Today in Liberia, it's Decoration Day, an annual day when Liberians remember the dead. It's the first Decoration Day since Ebola left the country earlier this year. Here at Disco Hill Cemetery - where more Ebola victims rest than in any other place - many of the mourners blame their loved ones' deaths on mysterious or suspicious causes. Few say that Ebola took their mothers, fathers, sisters, brothers and children from them, wary of the stigma that Ebola carries, not only for survivors, but for the families of the dead.
With a paintbrush dripping with black, Elijah, a 32-year-old burial team worker, blackens a number and letter that are embossed in concrete at the head of each grave. He's been burying people in this cemetery since the country opened it two years ago to bury the victims of Ebola. Each death meant covering himself from head to toe in protective gear in the blazing heat, digging a six-foot-deep hole by hand and then burying the dead. Sometimes he buried people he knew.

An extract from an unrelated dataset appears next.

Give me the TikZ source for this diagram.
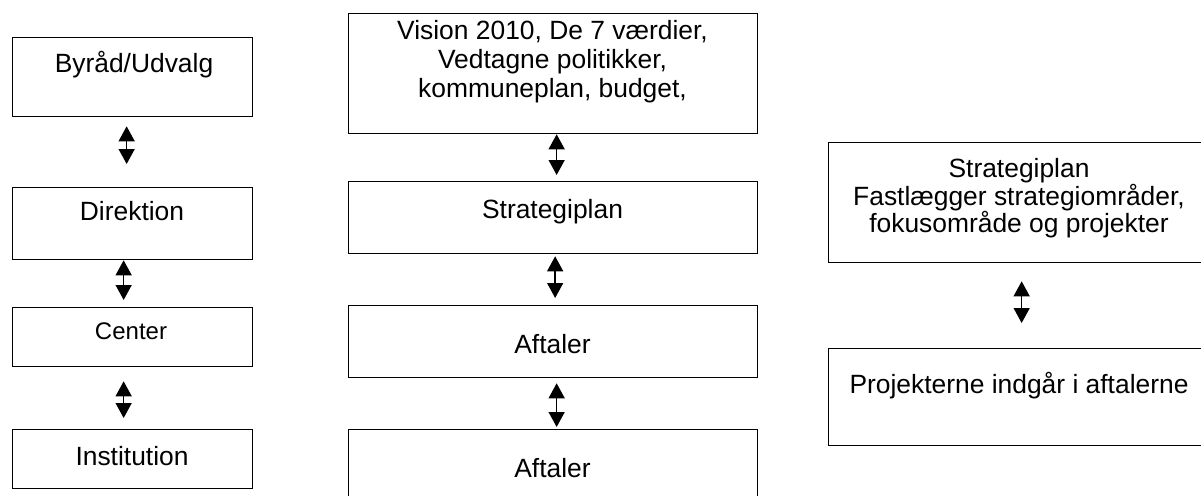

Today he's painting the grave of his 28-year-old niece, Comfort. "She left her children behind," he says. Since Comfort's death, he's been the only person to visit her grave. Most of the graves in the cemetery are without wreaths or visitors.
Burial workers had some of the riskiest jobs during the Ebola crisis. "There was no one to do the job. I gave myself to bury our brothers and sisters," Elijah says. He paid a huge price for his heroism. His mother kicked him out of the house, and his community and friends turned their backs on him, afraid that they'd get Ebola from him. After the Ebola crisis, his mother did welcome him back. He forgave her.
Not all Ebola victims were buried, however. Early in the crisis, some were cremated - although cremation is strictly discouraged in Liberian culture. The ashes of many Ebola victims are stored in drums in a small building at the cemetery. Josephine, 30, an Ebola survivor who lost her parents and other relatives to Ebola, isn't going to Disco Hill Cemetery today, even though it's a short distance from her house, and even though her parents' ashes are interred there. "If we go there, we will stand there and look at other people laying wreaths on graves," says Josephine. She said she won't mourn them until she can mourn them according to her culture.
Instead, others walk among the graves today. Chilling cries fill the air: "You were the only child," says a woman as she sits on the concrete footer of her child's grave.